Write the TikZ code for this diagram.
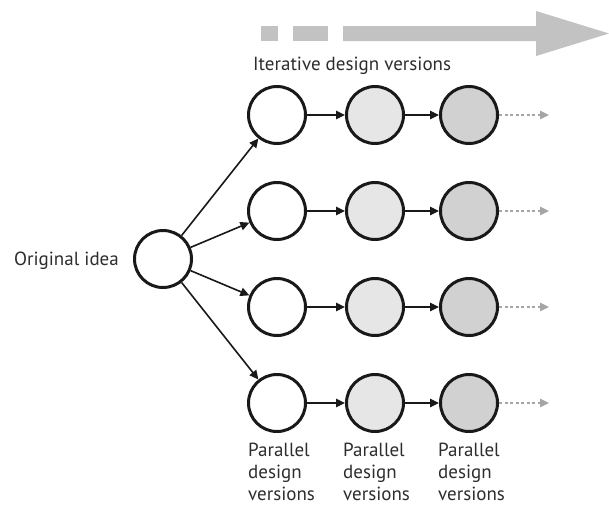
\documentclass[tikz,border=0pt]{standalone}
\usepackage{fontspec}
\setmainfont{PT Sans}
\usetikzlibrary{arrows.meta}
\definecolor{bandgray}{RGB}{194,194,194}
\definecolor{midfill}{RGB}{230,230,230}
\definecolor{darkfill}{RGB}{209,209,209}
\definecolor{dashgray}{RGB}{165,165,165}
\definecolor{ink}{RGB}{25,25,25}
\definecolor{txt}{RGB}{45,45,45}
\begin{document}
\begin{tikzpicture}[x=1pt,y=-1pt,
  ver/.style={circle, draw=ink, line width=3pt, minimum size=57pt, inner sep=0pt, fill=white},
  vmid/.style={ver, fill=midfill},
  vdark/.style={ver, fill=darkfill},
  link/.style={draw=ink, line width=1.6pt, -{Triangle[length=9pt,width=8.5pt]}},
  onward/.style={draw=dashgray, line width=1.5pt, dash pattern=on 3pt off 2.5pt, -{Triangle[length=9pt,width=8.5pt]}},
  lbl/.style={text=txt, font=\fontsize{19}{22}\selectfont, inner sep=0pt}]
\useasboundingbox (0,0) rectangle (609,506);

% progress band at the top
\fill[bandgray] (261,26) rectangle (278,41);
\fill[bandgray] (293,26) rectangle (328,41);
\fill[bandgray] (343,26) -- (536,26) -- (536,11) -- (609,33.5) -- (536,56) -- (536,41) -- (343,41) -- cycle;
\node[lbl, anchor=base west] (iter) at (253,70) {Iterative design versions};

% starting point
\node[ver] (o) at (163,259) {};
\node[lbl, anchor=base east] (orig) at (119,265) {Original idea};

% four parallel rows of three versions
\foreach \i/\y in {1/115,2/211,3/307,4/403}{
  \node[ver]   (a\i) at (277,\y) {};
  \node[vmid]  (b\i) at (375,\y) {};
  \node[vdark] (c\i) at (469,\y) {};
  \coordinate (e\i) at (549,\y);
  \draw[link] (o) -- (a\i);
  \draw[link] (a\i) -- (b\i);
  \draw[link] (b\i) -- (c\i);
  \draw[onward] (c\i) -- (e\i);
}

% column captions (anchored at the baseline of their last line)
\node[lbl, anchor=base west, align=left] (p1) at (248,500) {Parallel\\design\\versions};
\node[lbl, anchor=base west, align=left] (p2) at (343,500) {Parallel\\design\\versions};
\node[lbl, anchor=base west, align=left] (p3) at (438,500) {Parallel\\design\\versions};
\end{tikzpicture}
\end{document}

● ● ● ● ●

- Problem details
Pictures are excluded: retype only the lines from the beginning of the listing above through the line with "(0,0) rectangle (609,506);", both included.

- Worked solution
Write the TikZ code for this diagram.
\documentclass[tikz,border=0pt]{standalone}
\usepackage{fontspec}
\setmainfont{PT Sans}
\usetikzlibrary{arrows.meta}
\definecolor{bandgray}{RGB}{194,194,194}
\definecolor{midfill}{RGB}{230,230,230}
\definecolor{darkfill}{RGB}{209,209,209}
\definecolor{dashgray}{RGB}{165,165,165}
\definecolor{ink}{RGB}{25,25,25}
\definecolor{txt}{RGB}{45,45,45}
\begin{document}
\begin{tikzpicture}[x=1pt,y=-1pt,
  ver/.style={circle, draw=ink, line width=3pt, minimum size=57pt, inner sep=0pt, fill=white},
  vmid/.style={ver, fill=midfill},
  vdark/.style={ver, fill=darkfill},
  link/.style={draw=ink, line width=1.6pt, -{Triangle[length=9pt,width=8.5pt]}},
  onward/.style={draw=dashgray, line width=1.5pt, dash pattern=on 3pt off 2.5pt, -{Triangle[length=9pt,width=8.5pt]}},
  lbl/.style={text=txt, font=\fontsize{19}{22}\selectfont, inner sep=0pt}]
\useasboundingbox (0,0) rectangle (609,506);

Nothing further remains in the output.